3rd Circuit Upholds Ex-Bank Employee’s Right to Avoid Arbitration of Sarbanes-Oxley Claim for Retaliatory Termination
The Third Circuit Court of Appeals recently issued an opinion upholding the right of a former bank employee to proceed with a Sarbanes-Oxley claim that he was retaliated against by his former employer, a national bank, without being subject to arbitration, as the bank’s employee handbook during his term of employment had previously required. The court looked to both state law as well as Dodd-Frank’s specific language prohibiting pre-dispute agreements to arbitrate whistleblower claims under Sarbanes-Oxley.
The bank employee was terminated in 2013 after he reported improprieties in the bank’s internal complaint monitoring system. He believed the bank was failing to report or underreporting compliance issues to federal regulators, and considered his employment termination to be an act of retaliation.
In 2015, he brought retaliation claims in the Middle District of Pennsylvania under both RICO and Sarbanes-Oxley. The bank moved to compel arbitration of the claims, relying on employee handbooks from 2009 and 2011 that contained arbitration agreements. Notably, Sarbanes-Oxley claims were subject to arbitration under the 2009 handbook, but the 2011 handbook excluded claims from arbitration as required by statute without mentioning Sarbanes-Oxley specifically. Nevertheless, the district court found that applying Dodd-Frank’s prohibition of arbitration for the Sarbanes-Oxley claim was impermissibly retroactive, and ruled plaintiff’s RICO and Sarbanes-Oxley retaliation claims were subject to arbitration.

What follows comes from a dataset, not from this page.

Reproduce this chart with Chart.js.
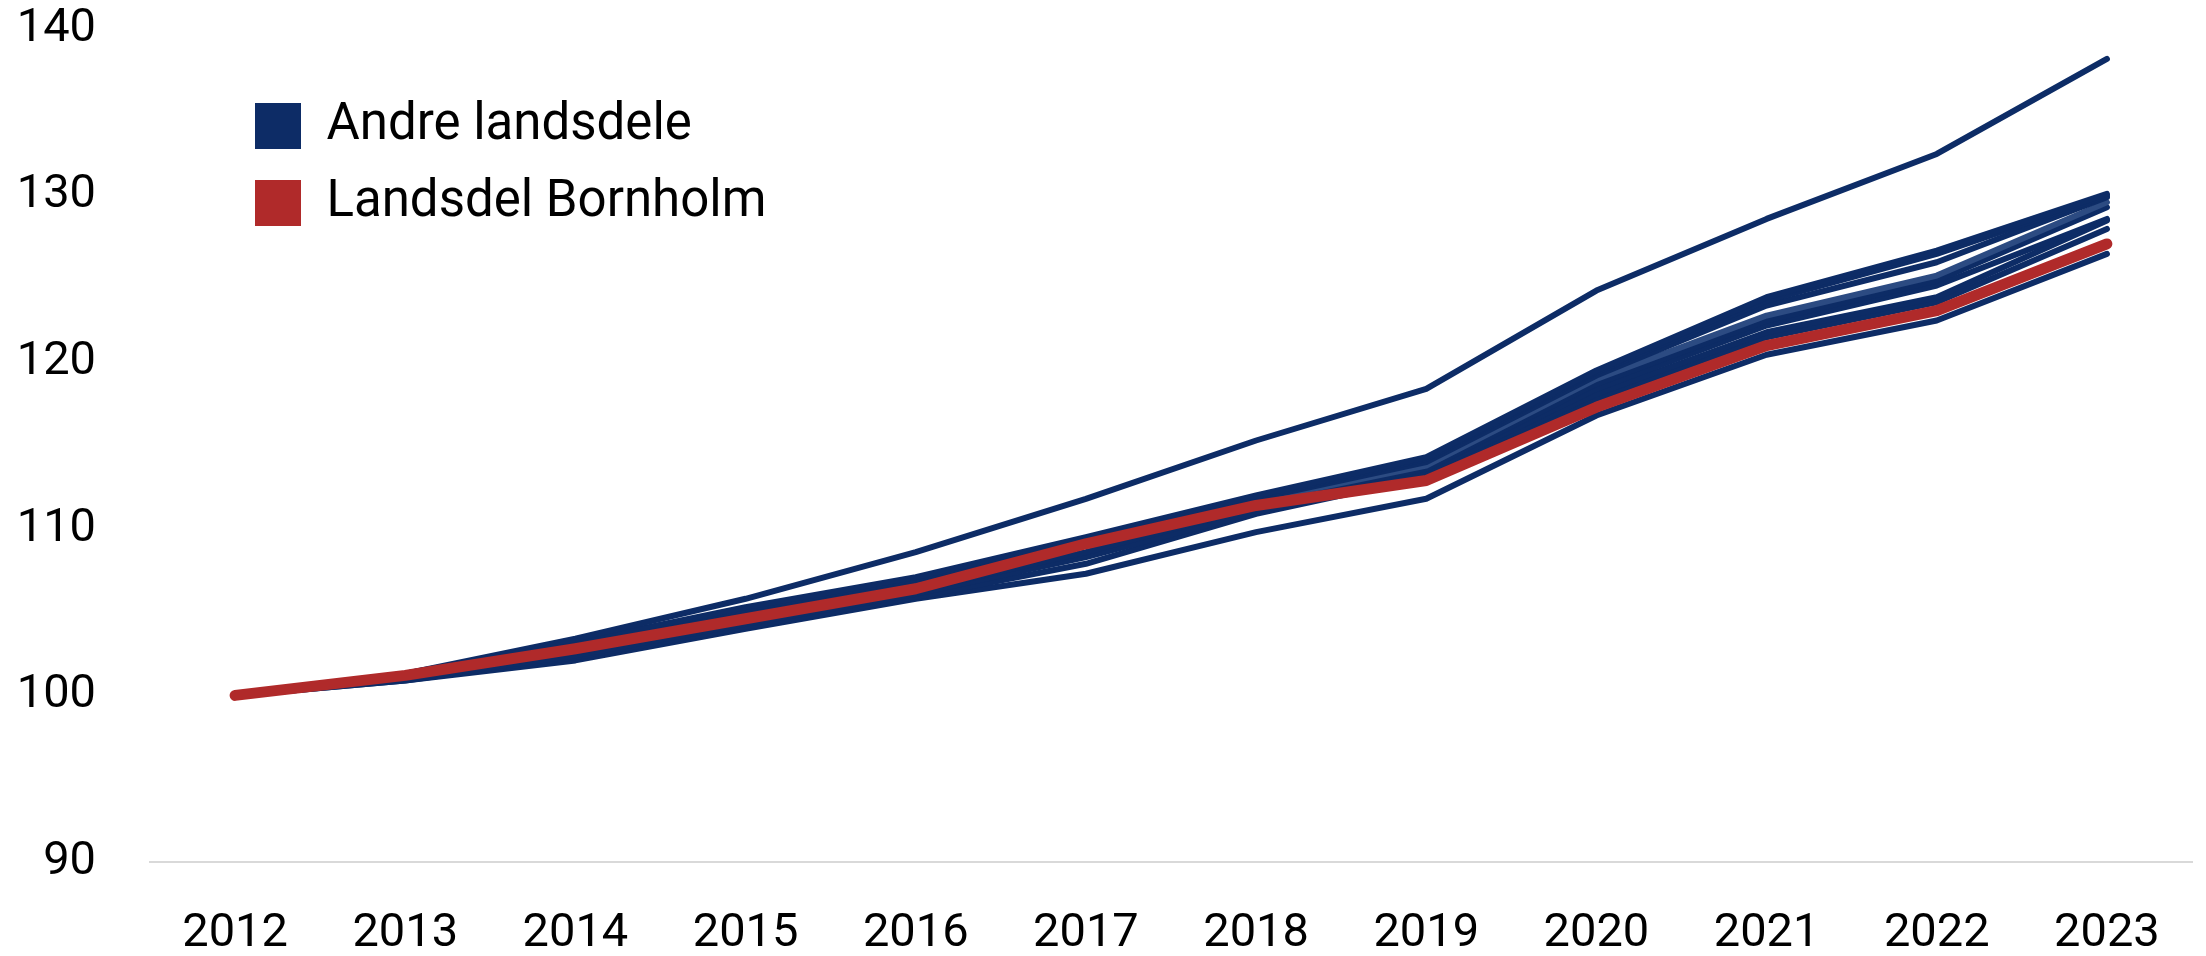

On appeal, the court found the plaintiff’s RICO claims were subject to arbitration but overruled the district court as to the Sarbanes-Oxley claim. The plaintiff argued that the 2011 employee handbook’s recognition of Dodd-Frank’s prohibition of arbitrating Sarbanes-Oxley claims, superseded the 2009 handbook. He also relied on Pennsylvania law to argue that a subsequent arbitration agreement supersedes a prior arbitration agreement between the same parties covering the same subject matter. The bank argued that, collectively, the arbitration agreements from both employee handbooks did not specifically exclude Sarbanes-Oxley claims from arbitration and were consistent.
The Third Circuit disagreed with the bank and found that the 2011 handbook’s arbitration agreement superseded the 2009 version. In deciding whether arbitration is required, the court recognized that it would normally analyze 1) whether there was an agreement to arbitrate, and 2) whether the dispute falls within the scope of the agreement.
As to the first question of that analysis, the court found there was an agreement to arbitrate under the 2009 agreement; as to the second, the court found that because there was no dispute about whether there was an agreement to arbitrate under the 2009 agreement, the question of whether the dispute falls within the scope of the dispute was moot. Rather, the court looked to Pennsylvania state law principles governing the formation of contracts to determine that the later of two agreements between the same parties and subject matter generally supersedes the prior agreement. By doing so, the court recognized the supremacy of the 2011 agreement’s language prohibiting the Sarbanes-Oxley claim from being subject to arbitration.